What software authors need to do: Integrate the subscription/aggregation software into the browser better. Making users launch a fourth program is not a usable as making their browser, e-mail programs, or instant messengers notify them of news. Also, write programs that are MIME-aware, so that when users click on an application/rss+xml file, the aggregator does something productive (popping up a box asking if the user wants to subscribe to a site.) Making software that works in a pipe (and/or reads RSS files declared on a command line) wouldn't hurt, either, because it would allow the distribution of RSS by non-HTTP methods.
A new name isn't going to help RSS (it's been tried before). Better usabilty will.
(Yes, I know this lecture was long, but trust me, it was even longer the first time I ranted about syndication.)
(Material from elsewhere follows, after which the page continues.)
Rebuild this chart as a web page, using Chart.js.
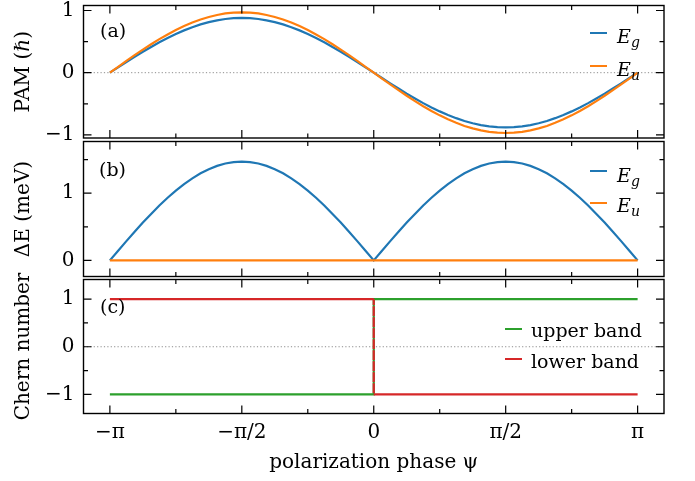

Proud to be / Smiley-free / Since Nineteen / Ninety-Three
NNTP could be used now, if RSS aggregators were designed to play well with other programs. Feed providers could slap an application/rss+xml MIME header on their RSS file, post them to Usenet (maybe to dedicated RSS feed newsgroups, or maybe to regular topic newsgroups; we can figure that out later), and let netnews distribute the files. (With proper use of "Supersedes" headers, we wouldn't even have to worry about duplicate feeds; an RSS group would be like an *.answers group -- too scary for browsing, but easy to automate.)
End-users could subscribe to an RSS-feed newsgroup on their local news servers and filter the newsgroup so that RSS files go straight into an aggegator. Voila! RSS over Usenet, and the bandwidth pressure is taken off the feed originator.
(Hell, RSS could be distributed by e-mail, too, if everybody involved grokked MIME and plugins.)
The problem, of course, is that there aren't any aggregators that work in a pipe, because RSS development has been driven by people who learned to program in a Windows-based universe instead of the UNIX-based universe that produced netnews and the Web. It's all cut-and-paste or drag-and-drop. (Most RSS apps aren't even MIME-aware.)
You know, if feed reader authors made more flexible software, there might actually be some innovation in this field.
Proud to be / Smiley-free / Since Nineteen / Ninety-Three
So, um, congratulations, I guess, for popularizing yet another good idea that will marginally improve Windows without measurably advancing the cause of OSS. Kudos for all the hard work!
Any sufficiently well-organized community is indistinguishable from Government.
Some what apropos of your censure: The recent thinning of the field in presidential politics has caused me to change my sig. Because of your criticism, you're the first person who get's to see the change. The last one was too wordy, and lead to some misunderstandings. This one is (I hope) a better summary of my position.
Now, for some reason, I fear you won't agree with the sentiments prescribed therein. Ignoring that for a moment, I hope I was able to clean up the grammar a bit. The 120 character limit is a bit constricting.